Give all the lines below again, exactly, with no pictures.

==================================================

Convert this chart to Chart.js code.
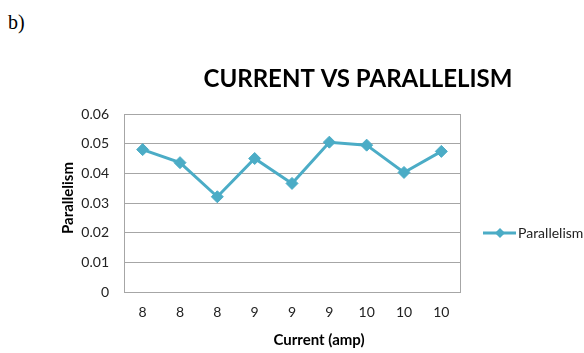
<!DOCTYPE html>
<html>
<head>
<meta charset="utf-8">
<script src="https://cdn.jsdelivr.net/npm/chart.js@4/dist/chart.umd.min.js"></script>
<style>
  html, body { margin: 0; padding: 0; background: #fff; }
  #wrap { position: relative; width: 584px; height: 353px; overflow: hidden; }
  #tag { position: absolute; left: 8px; top: 11px; font: 20px "Liberation Serif", serif; color: #000; }
  canvas { position: absolute; left: 0; top: 0; }
</style>
</head>
<body>
<div id="wrap">
  <div id="tag">b)</div>
  <canvas id="c" width="584" height="353"></canvas>
</div>
<script>
// Current settings (amp) and measured parallelism for each run
const currentLabels = ['8', '8', '8', '9', '9', '9', '10', '10', '10'];
const parallelism = [0.048, 0.0436, 0.0321, 0.0450, 0.0366, 0.0505, 0.0495, 0.0403, 0.0474];
const yTicks = [0, 0.01, 0.02, 0.03, 0.04, 0.05, 0.06];

const seriesName = 'Parallelism';
const chartTitle = 'CURRENT VS PARALLELISM';
const xTitle = 'Current (amp)';
const yTitle = 'Parallelism';

const LINE = '#4BACC6';
const FONT = 'Lato, "Open Sans", sans-serif';

// Frame around the plot area, titles and the right-hand legend
const decorations = {
  id: 'decorations',
  beforeDatasetsDraw(chart) {
    const { ctx, chartArea: a } = chart;
    ctx.save();
    ctx.strokeStyle = '#a6a6a6';
    ctx.lineWidth = 1;
    ctx.strokeRect(Math.round(a.left) + 0.5, Math.round(a.top) + 0.5,
                   Math.round(a.right - a.left), Math.round(a.bottom - a.top));
    ctx.restore();
  },
  afterDraw(chart) {
    const { ctx } = chart;
    ctx.save();
    ctx.fillStyle = '#000';
    ctx.textAlign = 'center';
    ctx.textBaseline = 'middle';

    ctx.font = 'bold 24px ' + FONT;
    ctx.fillText(chartTitle, 358, 79);

    ctx.font = 'bold 15px ' + FONT;
    ctx.fillText(xTitle, 319, 340);

    ctx.save();
    ctx.translate(68, 198);
    ctx.rotate(-Math.PI / 2);
    ctx.fillText(yTitle, 0, 0);
    ctx.restore();

    // legend entry
    const ds = chart.data.datasets[0];
    ctx.strokeStyle = ds.borderColor;
    ctx.lineWidth = 3;
    ctx.beginPath();
    ctx.moveTo(483, 233);
    ctx.lineTo(516, 233);
    ctx.stroke();
    ctx.fillStyle = ds.backgroundColor;
    ctx.beginPath();
    ctx.moveTo(500, 228);
    ctx.lineTo(505, 233);
    ctx.lineTo(500, 238);
    ctx.lineTo(495, 233);
    ctx.closePath();
    ctx.fill();

    ctx.fillStyle = '#222';
    ctx.font = '14px ' + FONT;
    ctx.textAlign = 'left';
    ctx.fillText(ds.label, 518, 233);
    ctx.restore();
  }
};

new Chart(document.getElementById('c'), {
  type: 'line',
  data: {
    labels: currentLabels,
    datasets: [{
      label: seriesName,
      data: parallelism,
      borderColor: LINE,
      backgroundColor: LINE,
      borderWidth: 3,
      pointStyle: 'rectRot',
      pointRadius: 6,
      pointHoverRadius: 6,
      pointBorderWidth: 1,
      pointBorderColor: LINE,
      tension: 0
    }]
  },
  options: {
    responsive: false,
    animation: false,
    devicePixelRatio: 1,
    layout: { padding: { left: 0, top: 114, right: 124, bottom: 0 } },
    plugins: { legend: { display: false }, title: { display: false }, tooltip: { enabled: false } },
    scales: {
      x: {
        offset: true,
        grid: { display: false, drawTicks: false },
        border: { display: true, color: '#a6a6a6' },
        ticks: { color: '#222', font: { family: FONT, size: 14 }, padding: 12, maxRotation: 0 },
        afterFit(s) { s.height = 61; }
      },
      y: {
        min: 0,
        max: 0.06,
        afterBuildTicks(s) { s.ticks = yTicks.map(v => ({ value: v })); },
        grid: { color: '#a6a6a6', drawTicks: false },
        border: { display: true, color: '#a6a6a6' },
        ticks: {
          color: '#222',
          font: { family: FONT, size: 14 },
          padding: 15,
          callback: v => String(Number(v.toFixed(2)))
        },
        afterFit(s) { s.width = 124; }
      }
    }
  },
  plugins: [decorations]
});
</script>
</body>
</html>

==================================================

• _Task output_
Convert this chart to Chart.js code.
<!DOCTYPE html>
<html>
<head>
<meta charset="utf-8">
<script src="https://cdn.jsdelivr.net/npm/chart.js@4/dist/chart.umd.min.js"></script>
<style>
  html, body { margin: 0; padding: 0; background: #fff; }
  #wrap { position: relative; width: 584px; height: 353px; overflow: hidden; }
  #tag { position: absolute; left: 8px; top: 11px; font: 20px "Liberation Serif", serif; color: #000; }
  canvas { position: absolute; left: 0; top: 0; }
</style>
</head>
<body>
<div id="wrap">
  <div id="tag">b)</div>
  <canvas id="c" width="584" height="353"></canvas>
</div>
<script>
// Current settings (amp) and measured parallelism for each run
const currentLabels = ['8', '8', '8', '9', '9', '9', '10', '10', '10'];
const parallelism = [0.048, 0.0436, 0.0321, 0.0450, 0.0366, 0.0505, 0.0495, 0.0403, 0.0474];
const yTicks = [0, 0.01, 0.02, 0.03, 0.04, 0.05, 0.06];

const seriesName = 'Parallelism';
const chartTitle = 'CURRENT VS PARALLELISM';
const xTitle = 'Current (amp)';
const yTitle = 'Parallelism';

const LINE = '#4BACC6';
const FONT = 'Lato, "Open Sans", sans-serif';

// Frame around the plot area, titles and the right-hand legend
const decorations = {
  id: 'decorations',
  beforeDatasetsDraw(chart) {
    const { ctx, chartArea: a } = chart;
    ctx.save();
    ctx.strokeStyle = '#a6a6a6';
    ctx.lineWidth = 1;
    ctx.strokeRect(Math.round(a.left) + 0.5, Math.round(a.top) + 0.5,
                   Math.round(a.right - a.left), Math.round(a.bottom - a.top));
    ctx.restore();
  },
  afterDraw(chart) {
    const { ctx } = chart;
    ctx.save();
    ctx.fillStyle = '#000';
    ctx.textAlign = 'center';
    ctx.textBaseline = 'middle';

    ctx.font = 'bold 24px ' + FONT;
    ctx.fillText(chartTitle, 358, 79);

    ctx.font = 'bold 15px ' + FONT;
    ctx.fillText(xTitle, 319, 340);

    ctx.save();
    ctx.translate(68, 198);
    ctx.rotate(-Math.PI / 2);
    ctx.fillText(yTitle, 0, 0);
    ctx.restore();

    // legend entry
    const ds = chart.data.datasets[0];
    ctx.strokeStyle = ds.borderColor;
    ctx.lineWidth = 3;
    ctx.beginPath();
    ctx.moveTo(483, 233);
    ctx.lineTo(516, 233);
    ctx.stroke();
    ctx.fillStyle = ds.backgroundColor;
    ctx.beginPath();
    ctx.moveTo(500, 228);
    ctx.lineTo(505, 233);
    ctx.lineTo(500, 238);
    ctx.lineTo(495, 233);
    ctx.closePath();
    ctx.fill();

    ctx.fillStyle = '#222';
    ctx.font = '14px ' + FONT;
    ctx.textAlign = 'left';
    ctx.fillText(ds.label, 518, 233);
    ctx.restore();
  }
};

new Chart(document.getElementById('c'), {
  type: 'line',
  data: {
    labels: currentLabels,
    datasets: [{
      label: seriesName,
      data: parallelism,
      borderColor: LINE,
      backgroundColor: LINE,
      borderWidth: 3,
      pointStyle: 'rectRot',
      pointRadius: 6,
      pointHoverRadius: 6,
      pointBorderWidth: 1,
      pointBorderColor: LINE,
      tension: 0
    }]
  },
  options: {
    responsive: false,
    animation: false,
    devicePixelRatio: 1,
    layout: { padding: { left: 0, top: 114, right: 124, bottom: 0 } },
    plugins: { legend: { display: false }, title: { display: false }, tooltip: { enabled: false } },
    scales: {
      x: {
        offset: true,
        grid: { display: false, drawTicks: false },
        border: { display: true, color: '#a6a6a6' },
        ticks: { color: '#222', font: { family: FONT, size: 14 }, padding: 12, maxRotation: 0 },
        afterFit(s) { s.height = 61; }
      },
      y: {
        min: 0,
        max: 0.06,
        afterBuildTicks(s) { s.ticks = yTicks.map(v => ({ value: v })); },
        grid: { color: '#a6a6a6', drawTicks: false },
        border: { display: true, color: '#a6a6a6' },
        ticks: {
          color: '#222',
          font: { family: FONT, size: 14 },
          padding: 15,
          callback: v => String(Number(v.toFixed(2)))
        },
        afterFit(s) { s.width = 124; }
      }
    }
  },
  plugins: [decorations]
});
</script>
</body>
</html>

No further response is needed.